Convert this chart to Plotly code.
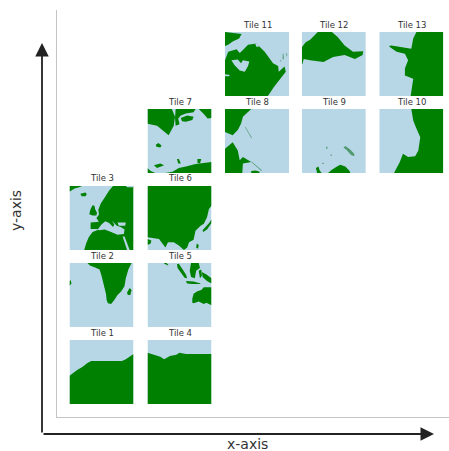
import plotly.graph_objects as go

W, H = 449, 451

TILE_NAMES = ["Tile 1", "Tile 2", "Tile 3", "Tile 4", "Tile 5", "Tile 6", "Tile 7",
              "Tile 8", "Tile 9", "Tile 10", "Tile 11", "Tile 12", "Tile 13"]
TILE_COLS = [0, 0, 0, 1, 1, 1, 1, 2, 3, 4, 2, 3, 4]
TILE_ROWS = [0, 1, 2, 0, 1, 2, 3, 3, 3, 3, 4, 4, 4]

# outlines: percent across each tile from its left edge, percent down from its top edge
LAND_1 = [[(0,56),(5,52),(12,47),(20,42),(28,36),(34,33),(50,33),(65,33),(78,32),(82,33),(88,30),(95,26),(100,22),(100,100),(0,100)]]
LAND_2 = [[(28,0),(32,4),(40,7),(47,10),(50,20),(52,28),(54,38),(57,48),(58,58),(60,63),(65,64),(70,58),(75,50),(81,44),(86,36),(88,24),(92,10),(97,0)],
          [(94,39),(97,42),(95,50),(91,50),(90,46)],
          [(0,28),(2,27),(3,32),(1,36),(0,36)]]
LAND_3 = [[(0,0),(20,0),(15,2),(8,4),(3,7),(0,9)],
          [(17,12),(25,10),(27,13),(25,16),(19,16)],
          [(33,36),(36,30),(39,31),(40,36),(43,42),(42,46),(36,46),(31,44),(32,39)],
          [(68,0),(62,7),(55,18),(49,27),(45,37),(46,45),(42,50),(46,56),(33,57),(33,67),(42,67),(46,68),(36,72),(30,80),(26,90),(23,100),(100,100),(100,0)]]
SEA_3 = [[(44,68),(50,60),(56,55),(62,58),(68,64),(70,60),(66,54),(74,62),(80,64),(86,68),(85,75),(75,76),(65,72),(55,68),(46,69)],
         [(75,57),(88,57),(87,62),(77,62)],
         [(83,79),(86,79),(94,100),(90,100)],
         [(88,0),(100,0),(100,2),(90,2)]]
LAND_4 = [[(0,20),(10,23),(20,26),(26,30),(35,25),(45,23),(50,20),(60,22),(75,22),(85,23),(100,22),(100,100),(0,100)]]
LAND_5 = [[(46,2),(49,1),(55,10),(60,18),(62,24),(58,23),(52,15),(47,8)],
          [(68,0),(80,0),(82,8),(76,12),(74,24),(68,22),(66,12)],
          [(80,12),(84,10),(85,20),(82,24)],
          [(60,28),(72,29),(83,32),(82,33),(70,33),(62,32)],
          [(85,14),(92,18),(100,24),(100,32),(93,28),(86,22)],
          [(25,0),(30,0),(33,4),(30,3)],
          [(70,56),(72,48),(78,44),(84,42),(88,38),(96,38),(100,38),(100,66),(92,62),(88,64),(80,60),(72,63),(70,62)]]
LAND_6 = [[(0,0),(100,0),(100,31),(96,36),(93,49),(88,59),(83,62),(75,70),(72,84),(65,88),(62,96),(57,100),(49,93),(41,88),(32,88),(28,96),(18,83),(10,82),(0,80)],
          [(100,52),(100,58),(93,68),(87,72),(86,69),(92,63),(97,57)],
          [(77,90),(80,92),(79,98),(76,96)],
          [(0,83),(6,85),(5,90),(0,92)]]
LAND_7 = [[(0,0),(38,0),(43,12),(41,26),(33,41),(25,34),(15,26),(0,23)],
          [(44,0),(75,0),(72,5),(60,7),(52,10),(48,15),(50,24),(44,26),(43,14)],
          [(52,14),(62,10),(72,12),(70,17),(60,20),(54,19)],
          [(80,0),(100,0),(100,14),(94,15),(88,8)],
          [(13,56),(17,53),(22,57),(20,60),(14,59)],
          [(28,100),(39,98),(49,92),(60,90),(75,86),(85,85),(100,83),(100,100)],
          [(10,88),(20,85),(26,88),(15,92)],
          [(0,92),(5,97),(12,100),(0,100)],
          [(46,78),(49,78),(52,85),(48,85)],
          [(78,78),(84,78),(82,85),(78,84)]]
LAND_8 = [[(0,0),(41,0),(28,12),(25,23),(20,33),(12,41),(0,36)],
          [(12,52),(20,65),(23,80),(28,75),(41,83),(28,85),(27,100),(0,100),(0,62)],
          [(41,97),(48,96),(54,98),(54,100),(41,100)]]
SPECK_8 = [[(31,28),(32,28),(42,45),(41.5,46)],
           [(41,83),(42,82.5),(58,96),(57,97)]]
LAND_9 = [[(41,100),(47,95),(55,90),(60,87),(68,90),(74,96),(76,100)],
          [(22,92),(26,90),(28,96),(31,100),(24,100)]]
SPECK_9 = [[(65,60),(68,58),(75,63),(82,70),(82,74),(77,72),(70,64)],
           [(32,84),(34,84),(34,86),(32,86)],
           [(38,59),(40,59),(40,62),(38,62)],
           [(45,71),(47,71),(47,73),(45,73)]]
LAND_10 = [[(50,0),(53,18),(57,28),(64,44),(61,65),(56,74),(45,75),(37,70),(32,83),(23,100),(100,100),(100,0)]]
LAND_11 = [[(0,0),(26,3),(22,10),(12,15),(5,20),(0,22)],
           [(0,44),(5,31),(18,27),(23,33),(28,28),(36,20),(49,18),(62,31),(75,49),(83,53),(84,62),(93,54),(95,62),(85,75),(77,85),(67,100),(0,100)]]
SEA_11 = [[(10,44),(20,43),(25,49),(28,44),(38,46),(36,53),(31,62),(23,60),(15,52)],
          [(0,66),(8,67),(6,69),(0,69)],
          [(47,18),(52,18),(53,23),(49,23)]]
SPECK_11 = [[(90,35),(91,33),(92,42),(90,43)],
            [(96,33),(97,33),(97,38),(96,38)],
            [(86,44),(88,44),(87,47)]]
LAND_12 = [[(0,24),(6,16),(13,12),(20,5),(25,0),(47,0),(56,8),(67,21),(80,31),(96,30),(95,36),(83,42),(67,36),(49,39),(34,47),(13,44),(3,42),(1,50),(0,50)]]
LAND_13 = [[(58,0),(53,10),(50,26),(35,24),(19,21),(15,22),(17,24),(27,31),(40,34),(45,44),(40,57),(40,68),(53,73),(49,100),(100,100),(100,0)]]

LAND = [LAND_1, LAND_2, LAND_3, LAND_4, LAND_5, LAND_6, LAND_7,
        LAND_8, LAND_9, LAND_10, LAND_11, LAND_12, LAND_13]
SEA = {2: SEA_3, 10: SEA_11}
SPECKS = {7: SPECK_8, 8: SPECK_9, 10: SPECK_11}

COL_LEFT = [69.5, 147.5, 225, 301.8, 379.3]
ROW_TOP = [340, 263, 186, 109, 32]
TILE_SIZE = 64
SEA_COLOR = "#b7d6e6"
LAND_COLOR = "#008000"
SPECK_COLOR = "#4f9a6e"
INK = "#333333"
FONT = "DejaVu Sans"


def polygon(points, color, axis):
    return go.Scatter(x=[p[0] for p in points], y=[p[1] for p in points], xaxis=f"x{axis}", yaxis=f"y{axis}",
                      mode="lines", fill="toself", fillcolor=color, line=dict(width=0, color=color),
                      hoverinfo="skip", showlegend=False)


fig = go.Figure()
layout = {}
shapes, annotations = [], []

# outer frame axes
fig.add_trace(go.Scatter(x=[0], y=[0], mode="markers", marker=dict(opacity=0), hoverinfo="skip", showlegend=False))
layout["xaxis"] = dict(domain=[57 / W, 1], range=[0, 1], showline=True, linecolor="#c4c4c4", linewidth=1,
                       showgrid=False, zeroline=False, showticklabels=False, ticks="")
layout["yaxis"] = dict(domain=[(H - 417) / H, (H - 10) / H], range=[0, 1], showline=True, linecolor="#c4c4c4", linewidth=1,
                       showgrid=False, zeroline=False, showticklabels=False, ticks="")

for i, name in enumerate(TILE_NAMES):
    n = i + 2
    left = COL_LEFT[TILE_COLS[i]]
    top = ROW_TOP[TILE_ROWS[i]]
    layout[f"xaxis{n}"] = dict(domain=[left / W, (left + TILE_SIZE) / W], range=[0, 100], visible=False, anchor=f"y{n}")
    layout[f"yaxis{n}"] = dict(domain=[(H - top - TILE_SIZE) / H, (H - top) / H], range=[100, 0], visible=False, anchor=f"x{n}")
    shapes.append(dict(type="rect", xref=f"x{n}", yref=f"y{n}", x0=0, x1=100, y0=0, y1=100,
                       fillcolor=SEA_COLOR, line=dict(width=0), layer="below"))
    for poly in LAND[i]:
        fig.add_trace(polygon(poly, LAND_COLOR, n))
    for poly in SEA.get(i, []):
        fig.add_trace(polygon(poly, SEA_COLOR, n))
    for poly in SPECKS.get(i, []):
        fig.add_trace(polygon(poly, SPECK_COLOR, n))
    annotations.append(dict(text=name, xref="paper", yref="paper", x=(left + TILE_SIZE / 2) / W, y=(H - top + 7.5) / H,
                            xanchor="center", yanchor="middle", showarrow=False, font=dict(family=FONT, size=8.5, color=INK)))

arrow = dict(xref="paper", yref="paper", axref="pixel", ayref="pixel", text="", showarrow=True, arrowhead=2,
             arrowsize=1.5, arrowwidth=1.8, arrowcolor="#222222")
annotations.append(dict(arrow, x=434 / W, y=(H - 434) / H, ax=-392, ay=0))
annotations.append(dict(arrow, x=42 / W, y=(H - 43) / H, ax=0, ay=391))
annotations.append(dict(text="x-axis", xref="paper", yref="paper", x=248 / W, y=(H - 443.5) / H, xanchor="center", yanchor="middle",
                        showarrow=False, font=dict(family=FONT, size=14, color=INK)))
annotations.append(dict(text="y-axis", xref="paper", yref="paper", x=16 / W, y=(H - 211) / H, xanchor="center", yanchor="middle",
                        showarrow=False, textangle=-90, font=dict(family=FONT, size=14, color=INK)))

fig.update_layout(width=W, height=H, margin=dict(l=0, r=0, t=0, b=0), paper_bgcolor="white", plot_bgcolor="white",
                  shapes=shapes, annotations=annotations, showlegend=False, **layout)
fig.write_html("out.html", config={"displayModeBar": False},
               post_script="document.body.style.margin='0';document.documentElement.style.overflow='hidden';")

# # # # #

**WHAT IS ASKED:**
Go from the first line of the listing to the line holding "3, 3, 4, 4, 4]" and, please, transcribe those lines exactly, both included, with no pictures.

**OUTPUT:**
Convert this chart to Plotly code.
import plotly.graph_objects as go

W, H = 449, 451

TILE_NAMES = ["Tile 1", "Tile 2", "Tile 3", "Tile 4", "Tile 5", "Tile 6", "Tile 7",
              "Tile 8", "Tile 9", "Tile 10", "Tile 11", "Tile 12", "Tile 13"]
TILE_COLS = [0, 0, 0, 1, 1, 1, 1, 2, 3, 4, 2, 3, 4]
TILE_ROWS = [0, 1, 2, 0, 1, 2, 3, 3, 3, 3, 4, 4, 4]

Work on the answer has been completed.